Dazu gehören auch die in Solingen hergestellten Offizierssäbel. Becker: "Die wurden zwar nicht mehr zum Kämpfen benutzt, aber es soll ein Verweis darauf sein, dass Solingen auch im 1. Weltkrieg eine wichtige Rüstungsindustrie hatte."

Ernst Friedrich, 1894 in Breslau geboren, ging davon aus, mit Erziehung die Gesellschaft ändern zu können. "Mit Stolz nannte er sich einen Anarchisten", sagt Becker über den erklärten Pazifisten. "Der damalige Anarchismus kannte zwei Stoßrichtungen." Zum einen war da die Jugendbewegung, die mit Klampfe und Liedern durchs Land zog, die sich ganz antibürgerlich gegen die leer gewordenen Rituale der Gesellschaft wehrte.

Zum anderen ging es gegen den organisierten Kommunismus mit seiner Parteihierarchie. "Diese doppelte Speerspitze machte den Anarchismus auch anfällig." Gerade einmal rund 400 Mitglieder gab es um 1920 in Deutschland.
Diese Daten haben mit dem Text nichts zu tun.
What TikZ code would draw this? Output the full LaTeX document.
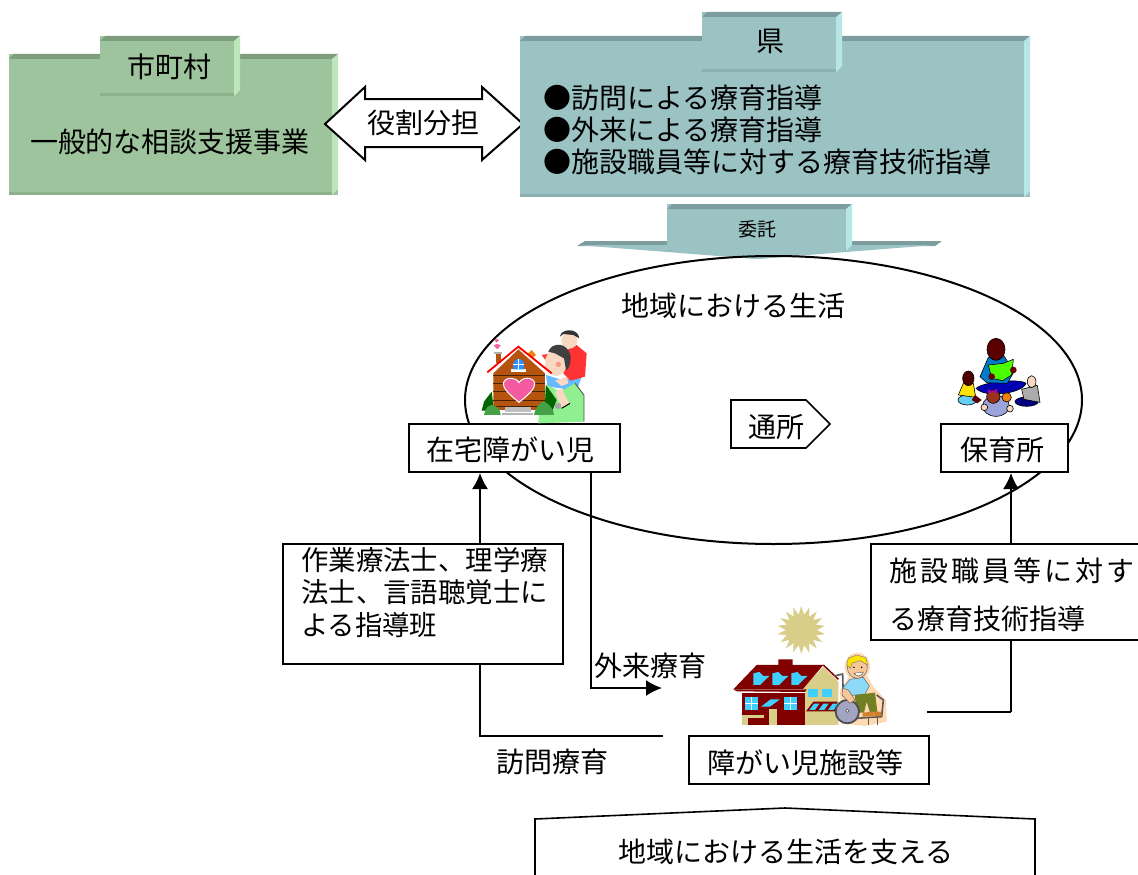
\documentclass[tikz,border=0pt]{standalone}
\usepackage{fontspec}
\setmainfont{Noto Sans CJK JP}
\usetikzlibrary{arrows.meta,shapes.geometric}
\definecolor{gface}{HTML}{9DC49D}
\definecolor{gtop}{HTML}{7D9D7D}
\definecolor{gright}{HTML}{BBE7BB}
\definecolor{gbot}{HTML}{8DB08D}
\definecolor{bface}{HTML}{9CC3C4}
\definecolor{btop}{HTML}{7C9C9D}
\definecolor{bright}{HTML}{B6E6E6}
\definecolor{bbot}{HTML}{8CB0B1}
\definecolor{brick}{HTML}{B5540F}
\definecolor{maroon}{HTML}{800000}
\definecolor{tan}{HTML}{D8CE8A}
\definecolor{skyb}{HTML}{40D0FF}
\definecolor{pinkh}{HTML}{F45BA0}
\definecolor{skin}{HTML}{F8D8C0}
\definecolor{shirtg}{HTML}{90F090}
\newcommand{\bevbox}[5]{%
  \fill[#5face] (#1,#2) rectangle (#3,#4);
  \fill[#5top] (#1,#2+5) -- (#1+5,#2) -- (#3,#2) -- (#3-6,#2+5) -- cycle;
  \fill[#5right] (#3-6,#2+5) -- (#3,#2) -- (#3,#4-6) -- (#3-6,#4) -- cycle;
  \fill[#5bot] (#1,#4-3) -- (#3-6,#4-3) -- (#3-6,#4) -- (#1,#4) -- cycle;
}
\tikzset{
  lab/.style={inner sep=0pt,font=\fontsize{28}{32}\selectfont,text=black},
  smalllab/.style={inner sep=0pt,font=\fontsize{19}{22}\selectfont,text=black},
  bx/.style={draw=black,line width=2pt,fill=white,inner sep=0pt},
  conn/.style={draw=black,line width=1.6pt},
  tip/.style={-{Latex[length=16pt,width=16pt]}},
  art/.style={x=0.3333pt,y=-0.3333pt}
}
\begin{document}
\begin{tikzpicture}[x=1pt,y=-1pt,line join=miter]
\useasboundingbox (0,0) rectangle (1138,875);
\clip (0,0) rectangle (1138,875);
\fill[white] (0,0) rectangle (1138,875);

% green block
\bevbox{9}{54}{338}{195}{g}
\bevbox{100}{36}{240}{96}{g}
\node[lab] (shi) at (169,67) {市町村};
\node[lab] (ippan) at (170,142) {一般的な相談支援事業};

% double arrow
\draw[draw=black,line width=2pt,fill=white] (325,124) -- (365,87) -- (365,99) -- (482,99) -- (482,87) -- (523,124) -- (482,160) -- (482,147) -- (365,147) -- (365,160) -- cycle;
\node[lab] (yaku) at (423,123) {役割分担};

% blue block
\bevbox{520}{36}{1030}{197}{b}
\bevbox{702}{12}{842}{72}{b}
\node[lab] (ken) at (770,41) {県};
\node[lab,anchor=west] (k1) at (543,98) {●訪問による療育指導};
\node[lab,anchor=west] (k2) at (543,130) {●外来による療育指導};
\node[lab,anchor=west] (k3) at (543,162) {●施設職員等に対する療育技術指導};

% banner
\fill[btop] (577,246) -- (585,241) -- (942,241) -- (935,246) -- cycle;
\fill[bface] (577,245) -- (935,245) -- (757,259) -- cycle;
\bevbox{667}{204}{852}{251}{b}
\fill[bface] (667,245) -- (845,245) -- (845,251) -- (757,259) -- (667,250) -- cycle;
\node[smalllab] (itaku) at (757,229) {委託};

% ellipse
\node[draw=black,line width=2pt,ellipse,minimum width=617pt,minimum height=288pt,inner sep=0pt] (ell) at (773.5,400) {};
\node[lab] (chiiki) at (733,306) {地域における生活};

% connectors
\coordinate (xa) at (480,0);
\coordinate (xb) at (591,0);
\coordinate (xc) at (1011,0);
\coordinate (yv) at (0,736);
\coordinate (yg) at (0,688);
\coordinate (yf) at (0,712);
\coordinate (vend) at (663,736);
\coordinate (gend) at (662,688);
\coordinate (fstart) at (927,712);

% boxes
\node[bx,minimum width=211pt,minimum height=48pt] (zaitaku) at (514.5,448) {};
\node[lab] (zaitakut) at (510,450) {在宅障がい児};
\node[bx,minimum width=127pt,minimum height=48pt] (hoiku) at (1004.5,448) {};
\node[lab] (hoikut) at (1002,450) {保育所};
\node[bx,minimum width=280pt,minimum height=120pt] (team) at (423,604) {};
\node[lab,anchor=north west,align=left,font=\fontsize{27.4}{32.5}\selectfont] (teamt) at (301,547) {作業療法士、理学療\\法士、言語聴覚士に\\よる指導班};
\node[bx,minimum width=240pt,minimum height=48pt] (shisetsu) at (809,760) {};
\node[lab] (shisetsut) at (805,763) {障がい児施設等};

\draw[conn] (fstart) -- (fstart -| xc);
\draw[conn,tip] (fstart -| xc) -- (hoiku.south -| xc);
\node[bx,minimum width=290pt,minimum height=96pt] (shokuin) at (1016,592) {};
\node[lab,anchor=west] (sh1) at (889,571) {\addfontfeature{LetterSpace=11}施設職員等に対す};
\node[lab,anchor=west] (sh2) at (889,619) {る療育技術指導};

\draw[conn,tip] (team.north -| xa) -- (zaitaku.south -| xa);
\draw[conn] (team.south -| xa) -- (yv -| xa) -- (vend);
\draw[conn,tip] (zaitaku.south -| xb) -- (yg -| xb) -- (gend);
\node[lab] (houmon) at (552,762) {訪問療育};
\node[lab] (gairai) at (650,666) {外来療育};

% tsusho pentagon
\draw[draw=black,line width=1.6pt,fill=white] (731,400) -- (806,400) -- (830,424) -- (806,448) -- (731,448) -- cycle;
\node[lab] (tsusho) at (776,427) {通所};

% bottom pentagon
\draw[draw=black,line width=1.6pt,fill=white] (535,900) -- (535,819) -- (785,808) -- (1035,819) -- (1035,900);
\node[lab] (sasaeru) at (786,852) {地域における生活を支える};

% --- clip art: home
\begin{scope}[shift={(460,320)},art]
  \fill[brick] (108,100) rectangle (122,130);
  \fill[gray!60] (102,95) rectangle (127,101);
  \fill[pinkh] (112,88) -- (101,76) -- (112,72) -- (122,76) -- cycle;
  \fill[pinkh] (110,68) -- (103,60) -- (110,57) -- (117,60) -- cycle;
  \fill[green!40!black] (65,272) -- (72,245) -- (95,215) -- (102,272) -- cycle;
  % child's leg / man's sleeve
  \fill[blue!45!cyan!60!white] (258,165) -- (300,178) -- (365,170) -- (345,228) -- (305,205) -- (262,200) -- cycle;
  % man shirt
  \fill[shirtg] (235,310) -- (240,225) -- (262,195) -- (300,215) -- (345,190) -- (372,225) -- (372,305) -- cycle;
  \draw[black!70,line width=0.8pt] (345,190) -- (372,225) -- (372,305);
  \fill[green!40!black] (258,195) -- (290,240) -- (278,270) -- (255,250) -- cycle;
  % child
  \fill[red!80!white] (245,105) -- (310,95) -- (350,75) -- (380,100) -- (375,170) -- (332,182) -- (310,160) -- (325,115) -- (260,125) -- cycle;
  \fill[orange!80!brown] (203,102) -- (215,90) -- (228,105) -- (218,115) -- cycle;
  \fill[skin] (328,62) ellipse [x radius=24,y radius=24];
  \fill[black!80] (300,50) .. controls (302,25) and (355,22) .. (358,55) -- (340,45) -- (310,42) -- cycle;
  % man's head
  \fill[skin] (288,128) ellipse [x radius=33,y radius=40];
  \fill[black!75] (265,95) .. controls (275,65) and (325,65) .. (332,110) .. controls (332,135) and (325,150) .. (318,150) -- (312,115) -- (285,100) -- cycle;
  \fill[red!30!skin] (295,133) circle (8);
  % man's arm
  \fill[skin] (285,182) -- (320,170) -- (325,190) -- (305,198) -- cycle;
  \fill[skin] (285,215) -- (305,205) -- (328,250) -- (305,265) -- cycle;
  \draw[black,line width=1pt] (305,265) -- (330,250);
  \fill[gray!70] (294,258) ellipse [x radius=10,y radius=9];
  % house
  \fill[brick] (100,160) -- (175,88) -- (255,160) -- (255,270) -- (100,270) -- cycle;
  \foreach \yy in {165,190,215,240,258}{\draw[black!60!brick,line width=0.8pt] (100,\yy) -- (255,\yy);}
  \draw[red,line width=1.8pt] (82,157) -- (175,80) -- (275,160);
  \fill[white] (154,148) rectangle (198,156);
  \fill[skyb!70!blue] (160,148) -- (160,130) .. controls (165,112) and (187,112) .. (192,130) -- (192,148) -- cycle;
  \draw[white,line width=0.8pt] (176,118) -- (176,148) (160,133) -- (192,133);
  \fill[pinkh,draw=white,line width=1pt] (177,247) .. controls (150,225) and (128,205) .. (130,190) .. controls (135,170) and (168,170) .. (177,188) .. controls (186,170) and (222,170) .. (224,190) .. controls (226,205) and (205,225) .. (177,247) -- cycle;
  \fill[gray!50] (135,262) rectangle (212,275);
  \fill[gray!60] (125,278) rectangle (220,285);
  \fill[green!40!gray!90!black] (72,285) .. controls (75,265) and (85,255) .. (97,255) .. controls (112,258) and (122,270) .. (122,285) -- cycle;
  \fill[green!40!gray!90!black] (222,285) .. controls (226,262) and (240,245) .. (252,245) .. controls (268,250) and (282,270) .. (282,285) -- cycle;
\end{scope}

% --- clip art: reading group
\begin{scope}[shift={(920,320)},art]
  \fill[blue!70!black,draw=black,line width=0.6pt] (168,205) .. controls (190,185) and (300,175) .. (318,190) .. controls (310,218) and (200,238) .. (168,205) -- cycle;
  \fill[blue!40!cyan!80!black,draw=black,line width=0.6pt] (180,170) -- (205,112) -- (250,105) -- (282,155) -- (262,190) -- (200,188) -- cycle;
  \fill[black!30!maroon,draw=black,line width=0.6pt] (228,88) ellipse [x radius=27,y radius=33];
  \fill[green!70!yellow,draw=black,line width=0.6pt] (205,135) -- (250,130) -- (280,118) -- (275,165) -- (248,182) -- (215,175) -- cycle;
  \fill[maroon!80!black] (280,150) circle (10);
  \fill[maroon!80!black] (215,170) circle (10);
  % left child
  \fill[cyan!60!white,draw=black,line width=0.6pt] (142,240) ellipse [x radius=28,y radius=15];
  \fill[yellow!85!orange,draw=black,line width=0.6pt] (115,225) -- (130,190) -- (160,190) -- (167,232) -- cycle;
  \fill[black!40!maroon,draw=black,line width=0.6pt] (145,175) ellipse [x radius=17,y radius=22];
  \fill[maroon!70!black] (165,225) -- (185,240) -- (172,250) -- (155,240) -- cycle;
  % right child
  \fill[blue!50!black,draw=black,line width=0.6pt] (320,245) ellipse [x radius=35,y radius=14];
  \fill[gray!65,draw=black,line width=0.6pt] (305,208) -- (352,196) -- (360,247) -- (312,238) -- cycle;
  \fill[skin,draw=black,line width=0.6pt] (335,185) ellipse [x radius=13,y radius=18];
  % front child
  \fill[cyan!30!blue!40!white,draw=black,line width=0.6pt] (228,258) ellipse [x radius=40,y radius=31];
  \fill[skin,draw=black,line width=0.6pt] (193,262) circle (10);
  \fill[skin,draw=black,line width=0.6pt] (270,266) circle (10);
  \fill[maroon!60!brown,draw=black,line width=0.6pt] (220,230) ellipse [x radius=20,y radius=20];
  \fill[violet!70!magenta] (204,208) -- (218,214) -- (232,206) -- (232,220) -- (218,216) -- (204,220) -- cycle;
  \fill[orange!80!brown,draw=black,line width=0.6pt] (260,232) circle (14);
\end{scope}

% --- clip art: facility
\begin{scope}[shift={(700,590)},art]
  \node[star,star points=18,star point ratio=1.55,fill=tan,minimum size=48pt,inner sep=0pt] (sun) at (304,120) {};
  % tan wing
  \fill[tan] (310,295) -- (370,230) -- (415,275) -- (415,405) -- (315,405) -- cycle;
  % maroon body
  \fill[maroon] (125,300) rectangle (315,405);
  \fill[maroon] (100,298) -- (170,225) -- (235,225) -- (235,208) -- (278,208) -- (278,225) -- (370,225) -- (308,298) -- cycle;
  \draw[maroon,line width=1.5pt] (370,225) -- (415,268);
  \fill[white] (125,298) rectangle (315,310);
  \fill[maroon] (100,298) -- (320,298) -- (315,306) -- (110,304) -- cycle;
  % roof lights
  \foreach \dx in {0,57,114}{\fill[skyb] (160+\dx,250) -- (178+\dx,246) -- (190+\dx,258) -- (208+\dx,258) -- (180+\dx,285) -- (160+\dx,285) -- cycle;}
  % windows
  \foreach \xx in {135,252}{
    \fill[skyb] (\xx,321) rectangle (\xx+38,360);
    \draw[white,line width=0.8pt] (\xx+19,321) -- (\xx+19,360) (\xx,340) -- (\xx+38,340);
  }
  \fill[skyb] (183,350) -- (212,328) -- (240,328) -- (210,350) -- cycle;
  % tan details
  \fill[tan] (125,376) rectangle (192,385);
  \fill[tan] (125,385) rectangle (145,405);
  \fill[tan] (208,358) rectangle (230,405);
  % right windows
  \fill[skyb] (323,298) rectangle (353,322);
  \fill[skyb] (367,298) rectangle (397,322);
  \fill[maroon] (318,364) -- (340,335) -- (412,335) -- (412,364) -- cycle;
  \foreach \dx in {0,28,56}{\fill[skyb] (328+\dx,360) -- (342+\dx,341) -- (358+\dx,341) -- (345+\dx,360) -- cycle;}
  % wheelchair halo
  \fill[orange!30!white] (472,230) ellipse [x radius=38,y radius=42];
  \fill[orange!30!white] (420,300) -- (450,258) -- (500,255) -- (520,290) -- (558,330) -- (560,395) -- (495,408) -- (425,400) -- cycle;
  \draw[gray!70!black,line width=1.6pt] (403,258) -- (428,252) -- (430,320);
  \draw[gray!70!black,line width=1.6pt] (470,385) -- (545,380) -- (550,330) -- (530,315);
  \draw[gray!70!black,line width=1.4pt] (505,385) -- (505,405) (532,382) -- (532,405);
  % shirt
  \fill[cyan!45!white,draw=black!60,line width=0.5pt] (428,295) -- (450,268) -- (490,262) -- (508,288) -- (495,312) -- (440,318) -- cycle;
  % pants
  \fill[olive!75!green!80!black] (465,315) -- (525,308) -- (532,365) -- (510,368) -- (500,335) -- (492,368) -- (468,368) -- cycle;
  \fill[brown!70!orange] (488,368) -- (520,365) -- (520,380) -- (488,380) -- cycle;
  \fill[brown!70!orange] (520,365) -- (542,365) -- (545,378) -- (520,380) -- cycle;
  % wheel
  \draw[gray!60!black,fill=blue!20!gray!60!white,line width=1.8pt] (442,365) circle (35);
  \fill[white,draw=black!70,line width=0.5pt] (442,362) circle (5);
  % arm
  \fill[skin!80!orange,draw=black!60,line width=0.5pt] (428,295) -- (445,300) -- (465,330) -- (450,340) -- (426,315) -- cycle;
  % head
  \fill[skin!80!orange,draw=black!60,line width=0.5pt] (472,232) ellipse [x radius=30,y radius=33];
  \fill[yellow!85!orange,draw=black!50,line width=0.5pt] (440,225) -- (445,205) -- (470,195) -- (498,203) -- (503,225) -- (480,212) -- (455,220) -- (452,235) -- cycle;
  \fill[black] (462,232) circle (2.5);
  \fill[black] (485,232) circle (2.5);
  \fill[white,draw=black!70,line width=0.4pt] (462,250) .. controls (470,262) and (485,260) .. (490,246) -- cycle;
\end{scope}
\end{tikzpicture}
\end{document}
Und trotzdem war er wichtig.

Ernst Friedrich ätzte in seiner Zeitschrift "Die schwarze Fahne" gegen die Verlogenheit von Gesellschaft und Obrigkeit, er gründete in Berlin ein Anti-Kriegsmuseum und gehörte zu den von den Nazis am meisten gehassten Gegnern. Nach 1933 führte ihn seine Flucht über die Schweiz und Belgien nach Frankreich. Nach dem 2. Weltkrieg war Ernst Friedrich nur noch eine Randfigur, die sich vor allem der Jugendarbeit widmete. Er starb im Jahr 1967.

Zum Schluss verriet Jörg Becker ein pikantes Detail, das ein weiteres Schlaglicht auf das Thema und den Umgang damit wirft: Am 23. Mai 1950 verabschiedete der Bundestag mit überwältigender Mehrheit, dass das Herstellen von Kriegsspielzeug in Deutschland verboten sei. Der Beschluss wurde bis heute nicht umgesetzt.